La financiación ha llegado igualmente a pesar de la fallida transición democrática, de los continuos escándalos de corrupción y de las denuncias de desaparición de fondos de cooperación internacional. Un informe elaborado en julio de 2012 por el Grupo de Seguimiento sobre Somalia por encargo de la ONU reveló que “de cada diez dólares que la comunidad internacional entrega al gobierno somalí para la reconstrucción y el apoyo a la población, siete nunca llegan a las arcas del Estado”. El informe llegaba a decir que “nada se hace en las instituciones somalíes sin que alguien pronuncie la frase ‘¿Y yo qué gano con esto?’”. Dos meses antes, un informe del Banco Mundial aseguraba que entre 2010 y 2011 se había perdido el 68% de la ayuda internacional proporcionada al gobierno somalí.
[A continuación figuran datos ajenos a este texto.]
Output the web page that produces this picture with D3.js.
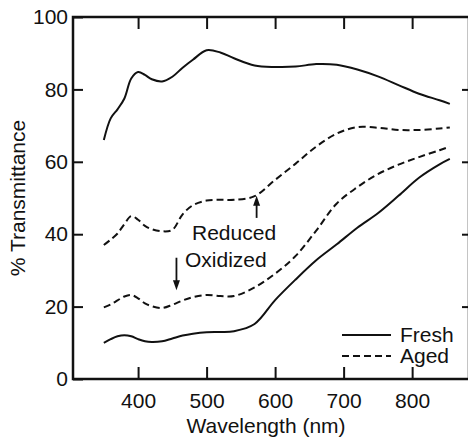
<!DOCTYPE html>
<html>
<head>
<meta charset="utf-8">
<script src="https://cdn.jsdelivr.net/npm/d3@7"></script>
<style>
  html, body { margin: 0; padding: 0; background: #fff; }
  svg { display: block; font-family: "Liberation Sans", Arial, Helvetica, sans-serif; }
</style>
</head>
<body>
<div id="chart"></div>
<script>
// wavelength grid (nm)
const wavelengths = [350, 360, 370, 380, 390, 400, 410, 420, 435, 450, 465, 480, 500,
  520, 540, 570, 600, 630, 660, 690, 720, 750, 780, 810, 840, 855];

// % transmittance
const freshReduced = [66, 72, 74.5, 77.5, 83, 84.8, 84, 82.8, 82.2, 83.5, 86, 88.2, 90.8,
  90.2, 88.6, 86.6, 86.2, 86.3, 87, 86.8, 85.5, 83.6, 81.2, 78.8, 77, 76];
const agedReduced = [37, 38.5, 40.2, 42.8, 45, 44, 42.3, 41.4, 40.8, 41.2, 45.5, 48, 49.3,
  49.5, 49.5, 50.5, 55, 59.5, 64.2, 67.8, 69.6, 69.4, 68.8, 68.8, 69.2, 69.5];
const agedOxidized = [19.8, 20.6, 21.7, 22.8, 23.2, 22.3, 20.9, 20.1, 19.6, 20.5, 21.7, 22.6, 23.2,
  22.9, 22.9, 25.3, 29.1, 34, 41, 48.5, 53, 56.6, 59.2, 61.3, 63.2, 64.2];
const freshOxidized = [10, 11, 11.8, 12.1, 11.8, 11, 10.4, 10.2, 10.4, 11.2, 12, 12.5, 12.9,
  13, 13.2, 15.2, 21.8, 27.5, 32.8, 37.2, 41.8, 45.8, 50.6, 55.6, 59.3, 60.8];

const xTicks = [400, 500, 600, 700, 800];
const yTicks = [0, 20, 40, 60, 80, 100];

const series = [
  { name: "Fresh", values: freshReduced, dash: null },
  { name: "Aged", values: agedReduced, dash: "7,4" },
  { name: "Aged", values: agedOxidized, dash: "7,4" },
  { name: "Fresh", values: freshOxidized, dash: null },
];

const width = 468, height = 438;
const plotLeft = 73, plotRight = 469, plotTop = 17, plotBottom = 379;

const svg = d3.select("#chart").append("svg")
  .attr("width", width)
  .attr("height", height);

// 1. SCALES
const x = d3.scaleLinear().domain([305, 883]).range([plotLeft, plotRight]);
const y = d3.scaleLinear().domain([0, 100]).range([plotBottom, plotTop]);

// 2. AXES (ticks point inward, frame on all sides)
const fontSize = "21px";

svg.append("g")
  .attr("transform", `translate(0,${plotBottom})`)
  .call(d3.axisBottom(x).tickValues(xTicks).tickSize(-12).tickPadding(14))
  .call(g => g.select(".domain").remove());

svg.append("g")
  .attr("transform", `translate(0,${plotTop})`)
  .call(d3.axisTop(x).tickValues(xTicks).tickSize(-12).tickFormat(""))
  .call(g => g.select(".domain").remove());

svg.append("g")
  .attr("transform", `translate(${plotLeft},0)`)
  .call(d3.axisLeft(y).tickValues(yTicks).tickSize(-10).tickPadding(5))
  .call(g => g.select(".domain").remove());

svg.append("g")
  .attr("transform", `translate(${plotRight},0)`)
  .call(d3.axisRight(y).tickValues(yTicks.slice(1, -1)).tickSize(-7).tickFormat(""))
  .call(g => g.select(".domain").remove());

svg.selectAll(".tick line").attr("stroke", "#111").attr("stroke-width", 2);
svg.selectAll(".tick text")
  .attr("fill", "#111")
  .style("font-size", fontSize);

// frame
svg.append("rect")
  .attr("x", plotLeft)
  .attr("y", plotTop)
  .attr("width", plotRight - plotLeft)
  .attr("height", plotBottom - plotTop)
  .attr("fill", "none")
  .attr("stroke", "#111")
  .attr("stroke-width", 2.5);

// 3. CURVES
const line = d3.line()
  .x((d, i) => x(wavelengths[i]))
  .y(d => y(d))
  .curve(d3.curveCatmullRom.alpha(0.5));

svg.append("g")
  .selectAll("path")
  .data(series)
  .enter()
  .append("path")
  .attr("d", d => line(d.values))
  .attr("fill", "none")
  .attr("stroke", "#111")
  .attr("stroke-width", 2)
  .attr("stroke-dasharray", d => d.dash);

// 4. AXIS TITLES
svg.append("text")
  .attr("x", 266)
  .attr("y", 433)
  .attr("text-anchor", "middle")
  .attr("fill", "#111")
  .style("font-size", fontSize)
  .text("Wavelength (nm)");

svg.append("text")
  .attr("transform", "rotate(-90)")
  .attr("x", -198)
  .attr("y", 25)
  .attr("text-anchor", "middle")
  .attr("fill", "#111")
  .style("font-size", fontSize)
  .text("% Transmittance");

// 5. ANNOTATIONS
const arrow = (wl, from, to) => {
  const x0 = x(wl), y0 = y(from), y1 = y(to);
  const dir = y1 < y0 ? 1 : -1;
  svg.append("line")
    .attr("x1", x0).attr("x2", x0)
    .attr("y1", y0).attr("y2", y1 + dir * 6)
    .attr("stroke", "#111")
    .attr("stroke-width", 1.8);
  svg.append("path")
    .attr("d", `M${x0},${y1} L${x0 - 3.5},${y1 + dir * 10} L${x0 + 3.5},${y1 + dir * 10} Z`)
    .attr("fill", "#111");
};

arrow(573, 44.5, 50.6);
arrow(456, 33.5, 24.5);

svg.append("text")
  .attr("x", 192)
  .attr("y", 240)
  .attr("fill", "#111")
  .style("font-size", fontSize)
  .text("Reduced");

svg.append("text")
  .attr("x", 185)
  .attr("y", 267)
  .attr("fill", "#111")
  .style("font-size", fontSize)
  .text("Oxidized");

// 6. LEGEND
const legendItems = [
  { label: "Fresh", dash: null },
  { label: "Aged", dash: "7,4" },
];

const legend = svg.append("g").attr("transform", "translate(342, 335)");

legend.selectAll("g")
  .data(legendItems)
  .enter()
  .append("g")
  .attr("transform", (d, i) => `translate(0, ${i * 21})`)
  .each(function (d) {
    const g = d3.select(this);
    g.append("line")
      .attr("x1", 0).attr("x2", 49)
      .attr("y1", 0).attr("y2", 0)
      .attr("stroke", "#111")
      .attr("stroke-width", 2)
      .attr("stroke-dasharray", d.dash);
    g.append("text")
      .attr("x", 58)
      .attr("y", 7)
      .attr("fill", "#111")
      .style("font-size", fontSize)
      .text(d.label);
  });
</script>
</body>
</html>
Aun así, en 2013, una conferencia de países donantes acordó una de las mayores contribuciones jamás realizadas para el “New Deal” somalí: 1.800 millones de euros, de los cuales más de un tercio fue aportado por la UE, y se sumaron a los 1.120 millones de euros ya entregados entre 2008 y 2013.
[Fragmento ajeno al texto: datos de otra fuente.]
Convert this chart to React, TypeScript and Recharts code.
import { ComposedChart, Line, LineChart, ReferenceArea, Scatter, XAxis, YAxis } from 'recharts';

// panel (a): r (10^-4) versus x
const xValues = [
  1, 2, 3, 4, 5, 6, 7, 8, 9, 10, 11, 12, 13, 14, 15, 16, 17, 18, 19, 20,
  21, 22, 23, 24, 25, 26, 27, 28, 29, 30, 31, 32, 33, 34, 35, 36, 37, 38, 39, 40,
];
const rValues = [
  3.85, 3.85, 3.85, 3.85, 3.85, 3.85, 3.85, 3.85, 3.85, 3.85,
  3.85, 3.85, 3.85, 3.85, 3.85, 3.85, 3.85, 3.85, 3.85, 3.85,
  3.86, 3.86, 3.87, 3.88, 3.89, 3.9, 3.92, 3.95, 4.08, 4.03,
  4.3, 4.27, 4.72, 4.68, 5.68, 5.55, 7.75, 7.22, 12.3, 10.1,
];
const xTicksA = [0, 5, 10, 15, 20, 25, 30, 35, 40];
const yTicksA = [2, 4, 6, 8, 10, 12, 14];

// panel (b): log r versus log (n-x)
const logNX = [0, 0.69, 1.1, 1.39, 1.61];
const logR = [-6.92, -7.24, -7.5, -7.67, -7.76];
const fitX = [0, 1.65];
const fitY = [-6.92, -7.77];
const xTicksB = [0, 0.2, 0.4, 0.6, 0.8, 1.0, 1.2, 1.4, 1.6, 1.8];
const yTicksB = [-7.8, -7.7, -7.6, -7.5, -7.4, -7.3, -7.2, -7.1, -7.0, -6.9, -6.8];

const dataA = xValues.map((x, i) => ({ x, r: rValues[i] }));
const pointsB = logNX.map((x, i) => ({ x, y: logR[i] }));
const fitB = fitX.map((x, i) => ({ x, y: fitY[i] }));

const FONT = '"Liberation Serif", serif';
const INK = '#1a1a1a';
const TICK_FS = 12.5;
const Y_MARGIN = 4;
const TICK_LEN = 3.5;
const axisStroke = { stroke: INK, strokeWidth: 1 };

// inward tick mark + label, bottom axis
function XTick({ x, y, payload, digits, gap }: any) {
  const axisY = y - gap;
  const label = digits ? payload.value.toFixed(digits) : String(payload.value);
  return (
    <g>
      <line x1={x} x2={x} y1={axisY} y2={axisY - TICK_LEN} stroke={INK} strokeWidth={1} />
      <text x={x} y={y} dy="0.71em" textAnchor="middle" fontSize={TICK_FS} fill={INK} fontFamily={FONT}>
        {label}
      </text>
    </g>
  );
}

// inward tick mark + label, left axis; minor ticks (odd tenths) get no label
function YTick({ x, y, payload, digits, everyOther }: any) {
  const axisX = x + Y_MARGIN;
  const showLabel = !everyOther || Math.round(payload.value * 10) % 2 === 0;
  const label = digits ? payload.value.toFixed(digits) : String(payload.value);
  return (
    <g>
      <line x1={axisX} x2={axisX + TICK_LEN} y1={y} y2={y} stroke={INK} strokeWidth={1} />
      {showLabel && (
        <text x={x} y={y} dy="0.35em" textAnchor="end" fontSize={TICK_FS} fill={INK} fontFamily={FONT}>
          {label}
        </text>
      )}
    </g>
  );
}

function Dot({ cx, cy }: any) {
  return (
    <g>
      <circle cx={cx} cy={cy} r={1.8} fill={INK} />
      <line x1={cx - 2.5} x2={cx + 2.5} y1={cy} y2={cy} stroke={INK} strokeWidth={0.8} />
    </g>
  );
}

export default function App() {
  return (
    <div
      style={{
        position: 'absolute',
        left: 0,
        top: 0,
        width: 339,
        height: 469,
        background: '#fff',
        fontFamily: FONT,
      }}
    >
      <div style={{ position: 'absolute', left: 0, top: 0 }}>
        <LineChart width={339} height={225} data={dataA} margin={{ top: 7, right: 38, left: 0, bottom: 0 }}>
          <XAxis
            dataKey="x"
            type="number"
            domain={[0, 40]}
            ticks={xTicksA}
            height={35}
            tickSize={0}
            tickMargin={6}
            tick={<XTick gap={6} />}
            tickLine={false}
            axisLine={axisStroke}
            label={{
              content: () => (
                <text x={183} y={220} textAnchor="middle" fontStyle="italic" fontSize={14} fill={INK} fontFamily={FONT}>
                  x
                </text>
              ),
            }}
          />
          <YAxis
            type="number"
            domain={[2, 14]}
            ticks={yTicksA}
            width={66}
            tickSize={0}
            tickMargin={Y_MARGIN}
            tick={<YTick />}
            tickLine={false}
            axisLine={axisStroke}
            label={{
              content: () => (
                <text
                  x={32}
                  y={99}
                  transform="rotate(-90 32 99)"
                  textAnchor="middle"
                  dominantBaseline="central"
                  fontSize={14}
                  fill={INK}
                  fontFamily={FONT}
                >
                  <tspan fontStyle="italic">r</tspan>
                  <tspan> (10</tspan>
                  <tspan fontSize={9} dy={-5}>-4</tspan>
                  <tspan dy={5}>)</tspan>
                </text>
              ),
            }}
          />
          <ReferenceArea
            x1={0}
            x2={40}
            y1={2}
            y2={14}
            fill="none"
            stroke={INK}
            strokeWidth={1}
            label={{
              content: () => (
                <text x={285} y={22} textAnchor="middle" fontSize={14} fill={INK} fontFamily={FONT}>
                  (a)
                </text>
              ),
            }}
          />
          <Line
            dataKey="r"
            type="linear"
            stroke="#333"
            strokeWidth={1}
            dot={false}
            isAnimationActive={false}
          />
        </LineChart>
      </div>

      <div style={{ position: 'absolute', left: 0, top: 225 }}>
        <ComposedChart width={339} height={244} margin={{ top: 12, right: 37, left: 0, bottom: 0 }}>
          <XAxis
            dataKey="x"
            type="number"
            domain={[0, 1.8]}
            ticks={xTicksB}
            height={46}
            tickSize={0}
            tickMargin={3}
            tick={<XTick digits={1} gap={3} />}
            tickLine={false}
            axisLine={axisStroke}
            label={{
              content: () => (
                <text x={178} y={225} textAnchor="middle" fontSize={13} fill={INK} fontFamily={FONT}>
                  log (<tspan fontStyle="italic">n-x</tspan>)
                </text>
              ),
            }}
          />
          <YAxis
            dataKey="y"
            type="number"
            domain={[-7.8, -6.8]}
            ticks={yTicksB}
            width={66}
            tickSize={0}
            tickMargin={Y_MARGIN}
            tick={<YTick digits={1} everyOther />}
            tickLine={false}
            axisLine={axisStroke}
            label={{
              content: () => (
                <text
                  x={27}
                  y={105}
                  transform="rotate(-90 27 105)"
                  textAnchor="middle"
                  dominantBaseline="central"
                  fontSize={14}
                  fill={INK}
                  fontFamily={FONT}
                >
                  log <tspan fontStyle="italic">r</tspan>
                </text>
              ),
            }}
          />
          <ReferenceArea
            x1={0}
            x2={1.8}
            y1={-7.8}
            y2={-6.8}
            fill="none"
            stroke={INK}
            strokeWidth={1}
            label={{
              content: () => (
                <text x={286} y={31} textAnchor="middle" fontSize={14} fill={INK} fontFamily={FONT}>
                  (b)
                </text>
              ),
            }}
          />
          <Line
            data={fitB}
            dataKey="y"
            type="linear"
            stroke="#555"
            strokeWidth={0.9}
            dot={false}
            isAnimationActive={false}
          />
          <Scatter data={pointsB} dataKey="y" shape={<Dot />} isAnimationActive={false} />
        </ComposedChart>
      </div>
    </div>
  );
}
La seguridad de las instituciones políticas somalíes y el desempeño de las actividades económicas siguen estando garantizados por un ingente despliegue de fuerzas y recursos internacionales. A finales de 2006, Etiopía intervino con un contingente militar, con el apoyo de Estados Unidos. Luego, en 2007, se creó Amisom, una misión de la Unión Africana, compuesta por 22.000 “cascos verdes”, soldados y agentes de policía suministrados por ocho Estados africanos, pero financiados por la UE, que desde entonces garantiza el control de parte de la capital. El peor atentado perpetrado en Mogadiscio por Al Shabaab, uno de los más graves del mundo, fue en octubre de 2017, cuando un coche bomba con cientos de kilos de explosivos detonó en el centro de la ciudad y mató a más de 500 personas. El más reciente, el 2 de enero, fue un atentado suicida en una obra de construcción de una carretera turca en el Bajo Juba, en el que murieron cuatro personas y más de diez resultaron heridas. La retirada de 700 soldados estadounidenses a mediados de enero hace temer una intensificación de las actividades yihadistas. A su vez, el aplazamiento de las elecciones está creando tensiones que podrían degenerar, comprometiendo el delicado y frágil equilibrio político del país.